Blood and Thunder: The Epic Story of Kit Carson and the Conquest of the American West, by Hampton Sides ★★★★
Hampton Sides masterfully assembles a picture of Kit Carson that is worth remembering. This book is the story of the life and times of Kit Carson. Carson was a short, not terribly muscular man, illiterate, yet succeeded in becoming a legend in his time. Many contemporary books about Carson were fiction paintings a super-human person, exactly what he was not. Yet, Kit Carson was a man most deserving of the highest honor. He left home at a young age, not wishing to be bound by an apprenticeship. He became a trapper in the wild west, where he learned various Indian languages as well as French and Spanish. His trapping experience and Indian language fluency allowed Carson to eventually serve as a mountain guide. He was greatly responsible for blazing the Oregon Trail. He also guided military missions in California and was as responsible as anybody in helping California gain freedom from Mexico. Numerous were his touches with death throughout his life. Kit Carson fought tirelessly to defend the Indian from thoughtless military action, though he served as a military guide to put down Indian misdeeds, eventually even acting as an Army colonel to quell Indian rebellions. Sides is fair in his treatment of the Indian nations, neither idolizing them or turning them into heroic innocent savages, nor of picturing them as subhuman beasts. Kit Carson seemed to show better balance than most regarding public policy toward Indian affairs.
This book is a riveting story of Kit Carson, a most amazing person. It is also the story of the US siege and conquering of the Southwest United States.
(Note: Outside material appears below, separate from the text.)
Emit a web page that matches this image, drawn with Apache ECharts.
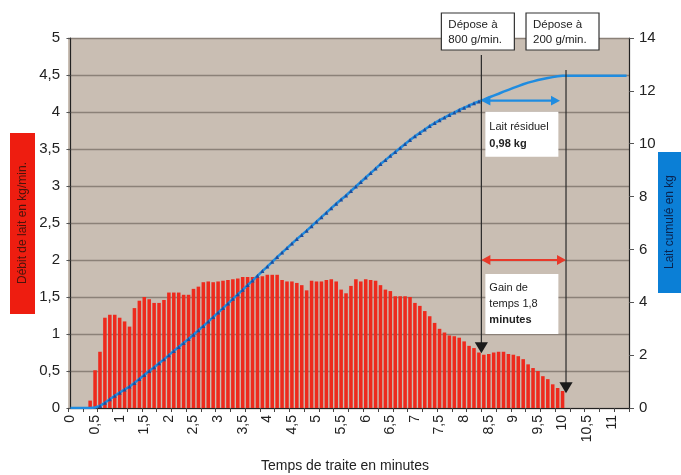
<!DOCTYPE html>
<html><head><meta charset="utf-8">
<script src="https://cdn.jsdelivr.net/npm/echarts@6/dist/echarts.min.js"></script>
<style>html,body{margin:0;padding:0;background:#fff}#c{width:681px;height:475px}</style>
</head><body><div id="c"></div>
<script>
// Time in minutes (one category every 0.1 min)
const times = [0,0.1,0.2,0.3,0.4,0.5,0.6,0.7,0.8,0.9,1,1.1,1.2,1.3,1.4,1.5,1.6,1.7,1.8,1.9,
2,2.1,2.2,2.3,2.4,2.5,2.6,2.7,2.8,2.9,3,3.1,3.2,3.3,3.4,3.5,3.6,3.7,3.8,3.9,
4,4.1,4.2,4.3,4.4,4.5,4.6,4.7,4.8,4.9,5,5.1,5.2,5.3,5.4,5.5,5.6,5.7,5.8,5.9,
6,6.1,6.2,6.3,6.4,6.5,6.6,6.7,6.8,6.9,7,7.1,7.2,7.3,7.4,7.5,7.6,7.7,7.8,7.9,
8,8.1,8.2,8.3,8.4,8.5,8.6,8.7,8.8,8.9,9,9.1,9.2,9.3,9.4,9.5,9.6,9.7,9.8,9.9,
10,10.1,10.2,10.3,10.4,10.5,10.6,10.7,10.8,10.9,11,11.1,11.2,11.3];

// Débit de lait (kg/min)
const flowRate = [0,0,0,0,0.10,0.51,0.76,1.22,1.26,1.26,1.22,1.17,1.10,1.35,1.45,1.50,1.47,1.42,1.42,1.46,
1.56,1.56,1.56,1.53,1.53,1.61,1.64,1.70,1.71,1.70,1.71,1.72,1.73,1.74,1.75,1.77,1.77,1.77,1.77,1.78,
1.80,1.80,1.80,1.73,1.71,1.71,1.69,1.66,1.59,1.72,1.71,1.71,1.73,1.74,1.71,1.60,1.55,1.65,1.74,1.71,
1.74,1.73,1.72,1.66,1.60,1.58,1.51,1.51,1.51,1.50,1.42,1.38,1.31,1.24,1.15,1.07,1.02,0.98,0.97,0.95,
0.90,0.84,0.81,0.75,0.72,0.73,0.75,0.76,0.76,0.73,0.72,0.70,0.66,0.59,0.54,0.50,0.43,0.39,0.32,0.27,
0.23,null,null,null,null,null,null,null,null,null,null,null,null,null];

// Lait cumulé (kg)
const cumulative = [0,0,0,0,0,0.02,0.08,0.20,0.33,0.46,0.58,0.70,0.81,0.95,1.10,1.25,1.40,1.54,1.69,1.84,
2.00,2.16,2.31,2.46,2.61,2.77,2.94,3.10,3.27,3.44,3.61,3.78,3.95,4.13,4.30,4.47,4.65,4.82,5.00,5.18,
5.35,5.53,5.71,5.88,6.05,6.22,6.39,6.55,6.71,6.88,7.05,7.22,7.39,7.56,7.73,7.89,8.04,8.21,8.38,8.55,
8.72,8.89,9.06,9.23,9.38,9.54,9.69,9.84,9.99,10.14,10.28,10.41,10.54,10.67,10.78,10.89,10.99,11.09,11.18,11.28,
11.36,11.45,11.53,11.60,11.67,11.75,11.82,11.89,11.97,12.04,12.11,12.18,12.25,12.31,12.36,12.41,12.45,12.49,12.52,12.55,
12.57,12.57,12.57,12.57,12.57,12.57,12.57,12.57,12.57,12.57,12.57,12.57,12.57,12.57];

// Annotations
const deposeTimes = [8.35, 10.07];
const deposeLabels = [['Dépose à', '800 g/min.'], ['Dépose à', '200 g/min.']];
const deposeLineTops = [55, 70];          // px top of the vertical guide lines
const arrowTipFlow = [0.74, 0.20];        // kg/min where the black arrows end
const residualLevel = 11.63;              // kg, level of the blue arrow
const residualText = ['Lait résiduel', '0,98 kg'];
const gainLevel = 2.0;                    // kg/min, level of the red arrow
const gainText = ['Gain de', 'temps 1,8', 'minutes'];

const comma = v => String(v).replace('.', ',');
const FONT = 'Liberation Sans, Arial, sans-serif';

const chart = echarts.init(document.getElementById('c'), null, {renderer: 'canvas'});

const lineData = cumulative.map((v, i) =>
  (times[i] >= 0.6 && times[i] <= 8.3) ? v : {value: v, symbol: 'none'});

chart.setOption({
  animation: false,
  backgroundColor: '#ffffff',
  grid: {left: 68, right: 52, top: 38, bottom: 67, show: true,
         backgroundColor: '#c9beb3', borderWidth: 0},
  xAxis: [{
    type: 'category', data: times, boundaryGap: true,
    axisLine: {lineStyle: {color: '#222', width: 1.2}},
    axisTick: {show: true, interval: 2, length: 4, lineStyle: {color: '#444'}},
    axisLabel: {interval: 4, rotate: 90, formatter: comma, color: '#222',
                fontSize: 14, fontFamily: FONT, margin: 7},
    splitLine: {show: false}
  }, {
    type: 'value', min: -0.05, max: 11.35, show: false
  }],
  yAxis: [{
    type: 'value', min: 0, max: 5, interval: 0.5, position: 'left',
    axisLine: {show: true, lineStyle: {color: '#222', width: 1.2}},
    axisTick: {show: true, length: 4, lineStyle: {color: '#555'}},
    axisLabel: {formatter: comma, color: '#222', fontSize: 15, fontFamily: FONT, margin: 8},
    splitLine: {show: true, lineStyle: {color: '#8b8178', width: 1.3}}
  }, {
    type: 'value', min: 0, max: 14, interval: 2, position: 'right',
    axisLine: {show: true, lineStyle: {color: '#222', width: 1.2}},
    axisTick: {show: true, length: 5, lineStyle: {color: '#555'}},
    axisLabel: {color: '#222', fontSize: 15, fontFamily: FONT, margin: 10},
    splitLine: {show: false}
  }],
  series: [{
    type: 'bar', name: 'Débit', xAxisIndex: 0, yAxisIndex: 0, data: flowRate,
    barWidth: '72%', itemStyle: {color: '#ee2a1d'}, z: 2
  }, {
    type: 'line', name: 'Cumul', xAxisIndex: 0, yAxisIndex: 1, data: lineData,
    symbol: 'triangle', symbolSize: 4, showSymbol: true, showAllSymbol: true,
    lineStyle: {color: '#1f8ce0', width: 2.5},
    itemStyle: {color: '#1d4e9e'}, z: 3
  }]
});

const px = t => chart.convertToPixel({xAxisIndex: 1}, t);
const pyL = v => chart.convertToPixel({yAxisIndex: 0}, v);
const pyR = v => chart.convertToPixel({yAxisIndex: 1}, v);

const g = [];
const arrowHead = (x, y, dir, color, s) => {
  let pts;
  if (dir === 'down') pts = [[x - s * 0.6, y - s], [x + s * 0.6, y - s], [x, y]];
  else if (dir === 'right') pts = [[x - s, y - s * 0.55], [x - s, y + s * 0.55], [x, y]];
  else pts = [[x + s, y - s * 0.55], [x + s, y + s * 0.55], [x, y]];
  return {type: 'polygon', shape: {points: pts}, style: {fill: color}, z: 20};
};

const xs = deposeTimes.map(px);
deposeTimes.forEach((t, i) => {
  const x = xs[i];
  const yTip = pyL(arrowTipFlow[i]);
  g.push({type: 'line', shape: {x1: x, y1: deposeLineTops[i], x2: x, y2: yTip - 8},
          style: {stroke: '#2a2a2a', lineWidth: 1.2}, z: 15});
  g.push(arrowHead(x, yTip, 'down', '#1a1a1a', 11));
  g.push({type: 'rect', shape: {x: x - 40, y: 13, width: 73, height: 37},
          style: {fill: '#ffffff', stroke: '#333', lineWidth: 1.2}, z: 16});
  g.push({type: 'text', x: x - 33, y: 17, z: 17,
          style: {text: deposeLabels[i].join('\n'), fill: '#222', font: '11.5px ' + FONT, lineHeight: 15}});
});

// Blue residual arrow
const yRes = pyR(residualLevel);
g.push({type: 'line', shape: {x1: xs[0] + 8, y1: yRes, x2: xs[1] - 14, y2: yRes},
        style: {stroke: '#1f8ce0', lineWidth: 2.2}, z: 18});
g.push(arrowHead(xs[0], yRes, 'left', '#1f8ce0', 9));
g.push(arrowHead(xs[1] - 6, yRes, 'right', '#1f8ce0', 9));
g.push({type: 'rect', shape: {x: xs[0] + 4, y: yRes + 11, width: 73, height: 45},
        style: {fill: '#ffffff'}, z: 16});
g.push({type: 'text', x: xs[0] + 8, y: yRes + 18, z: 17,
        style: {text: '{a|' + residualText[0] + '}\n{b|' + residualText[1] + '}',
                rich: {a: {fill: '#222', font: '11px ' + FONT, lineHeight: 17},
                       b: {fill: '#222', font: 'bold 11px ' + FONT, lineHeight: 17}}}});

// Red gain arrow
const yGain = pyL(gainLevel);
g.push({type: 'line', shape: {x1: xs[0] + 8, y1: yGain, x2: xs[1] - 8, y2: yGain},
        style: {stroke: '#e8392a', lineWidth: 2.2}, z: 18});
g.push(arrowHead(xs[0], yGain, 'left', '#e8392a', 9));
g.push(arrowHead(xs[1], yGain, 'right', '#e8392a', 9));
g.push({type: 'rect', shape: {x: xs[0] + 4, y: yGain + 14, width: 73, height: 60},
        style: {fill: '#ffffff'}, z: 16});
g.push({type: 'text', x: xs[0] + 8, y: yGain + 20, z: 17,
        style: {text: '{a|' + gainText[0] + '}\n{a|' + gainText[1] + '}\n{b|' + gainText[2] + '}',
                rich: {a: {fill: '#222', font: '11px ' + FONT, lineHeight: 16},
                       b: {fill: '#222', font: 'bold 11px ' + FONT, lineHeight: 16}}}});

// Axis titles
g.push({type: 'rect', shape: {x: 10, y: 133, width: 25, height: 181},
        style: {fill: '#ee1d10'}, z: 10});
g.push({type: 'text', x: 23, y: 223, rotation: Math.PI / 2, z: 11,
        style: {text: 'Débit de lait en kg/min.', fill: '#4a140c', font: '12px ' + FONT,
                align: 'center', verticalAlign: 'middle'}});
g.push({type: 'rect', shape: {x: 658, y: 152, width: 24, height: 141},
        style: {fill: '#0b7fd6'}, z: 10});
g.push({type: 'text', x: 670, y: 222, rotation: Math.PI / 2, z: 11,
        style: {text: 'Lait cumulé en kg', fill: '#0a2450', font: '12px ' + FONT,
                align: 'center', verticalAlign: 'middle'}});
g.push({type: 'text', x: 345, y: 466, z: 11,
        style: {text: 'Temps de traite en minutes', fill: '#222', font: '14px ' + FONT,
                align: 'center', verticalAlign: 'middle'}});

chart.setOption({graphic: g});
</script>
</body></html>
Untold by Sides were the many eventual battles that would be fought to finally subdue the Indian tribes. Carson interacted with many other well-known characters, including Presidents Polk, Lincoln, Johnson, and Grant, as well as Fremont, Kerny, Sheridan and Sherman. He was well known (and often friends) of many of the great Indian chiefs at the time. Based out of his home in Taos, New Mexico, Carson seemed to be called away for duty more often than he was able to stay home. He had eventually fathered six children and adopted Indian kids. Sadly, both his wife and he died within a month apart, leaving penniless orphans to the care of distant relatives. Side stories in this book included glimpses into the Mexican campaigns, the western aspect of the Civil War, the numerous pre-civil-war Indian battles, the American conquest of California, most of Arizona and New Mexico, as well as the numerous attempts to find something useful to do with the land of New Mexico. This book was a delightful reading experience, though the interweaving stories often left the reading to be a little choppy. I’m not sure what Hampton Sides could have done to prevent that. If you hold an interest in American history, then this is a fair, even-handed recounting of the Wild Southwest and Kit Carson.
Thanks, Ken – a very interesting review. I didn’t know of Carson’s role in the origin of the Oregon Trail. Origins are important.
Long ago, I bought some books about the American West from the U. of Oklahoma Press – mostly Texas cowboy books, but others more closely related to this book. They are
Great Surveys of the American West, Richard A. Bartlett, U. of OK Press, 1962.
High Mountains and Deep Valleys: The Gold Bonanza Days, Lew and Ginny Clark, Western Trail Publications, 1978, ISBN 0-931532-05-1
This book is about the SW Basin Range country: east of the Sierra, west of the Amargosa, north of the Mojave, and south of the Humbolt.
Nevada’s Black Rock Desert, Sessions S. Wheeler, Caxton Printers, Caldwell, ID, 1985.
Oregon’s Great Basin Country, Denzel and Nancy Ferguson, Maverick Publications, Bend, OR, 1982.
All of these books have photographic illustrations, mostly monochrome (black & white).
Kit Carson indeed was a remarkable person. His history sometimes borders on the unbelievable.